Section 177EA will apply if the conditions in subsection 177EA(3) are satisfied. The conditions are:
'(a) there is a scheme for a disposition of membership interests, or an interest in membership interests, in a corporate tax entity; and
(b) either:
(i) a frankable distribution has been paid, or is payable or expected to be payable, to a person in respect of the membership interests; or
(ii) a frankable distribution has flowed indirectly, or flows indirectly or is expected to flow indirectly, to a person in respect of the interest in membership interests, as the case may be; and
(c) the distribution was, or is expected to be, a franked distribution or a distribution franked with an exempting credit; and
(d) except for this section, the person (the relevant taxpayer) would receive, or could reasonably be expected to receive, imputation benefits as a result of the distribution; and
(e) having regard to the relevant circumstances of the scheme, it would be concluded that the person, or one of the persons, who entered into or carried out the scheme or any part of the scheme did so for a purpose (whether or not the dominant purpose but not including an incidental purpose) of enabling the relevant taxpayer to obtain an imputation benefit.'
In order to satisfy the condition in paragraph 177EA(3)(a), there has to be a scheme for a disposition of membership interests. Scheme for the disposition of membership interest is defined in subsection 177EA(14) to include:
• Issuing the membership interests or creating the interest in membership interest;
• Entering into any contract, arrangement, transaction or dealing that changes or otherwise affects the legal or equitable ownership of the membership interest or interest in membership interests;
• Creating, varying or revoking a trust in relation to the membership interests or interest in membership interests;
• Creating, altering or extinguishing a right, power, or liability attaching to, or otherwise relating to, the membership interests or interest in membership interests;
• Substantially altering or extinguishing a right, power or liability attaching to, or otherwise relating to, the membership interests or interest in membership interests;
• Substantially altering any of the risks of loss, or opportunities for profit or gain, involved in holding or owning the membership interest or having the interest in membership interests;
• The membership interests or interest in membership interests beginning to be included, or ceasing to be included, in any of the insurance funds of a life assurance company.
Under the current circumstances none of these prescribed circumstances are satisfied.
Although subsection 177EA(14) is a non-exhaustive list, it is difficult to conclude that a scheme for the disposition of membership interest was meant to include the mere receipt of a dividend.

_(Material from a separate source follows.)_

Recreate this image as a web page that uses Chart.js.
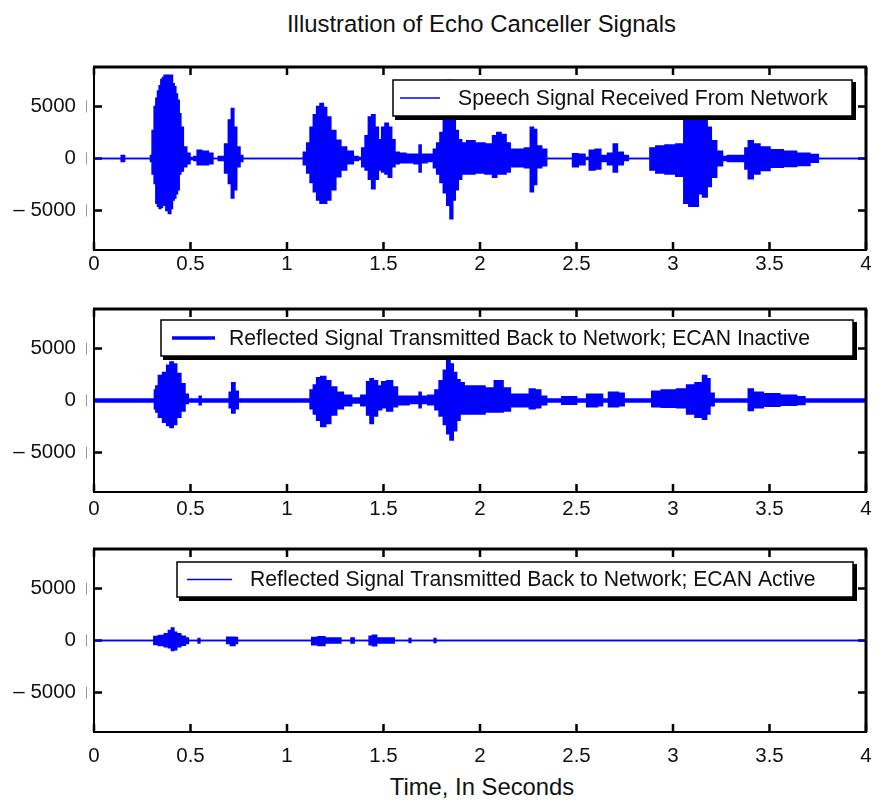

Receipt of a dividend is a natural consequence of holding membership interest. Moreover, if it were to read to include the mere receipt of dividends, there would be no need to have the condition in paragraph 177EA(3)(b) requiring for a frankable distribution to be paid.
Accordingly, the condition in paragraph 177EA(3)(a) that there be a scheme for disposition of membership interests is not satisfied. Section 177EA will therefore not apply as the requirement for disposition of a membership interests in paragraph 177EA(3)(a) is not satisfied.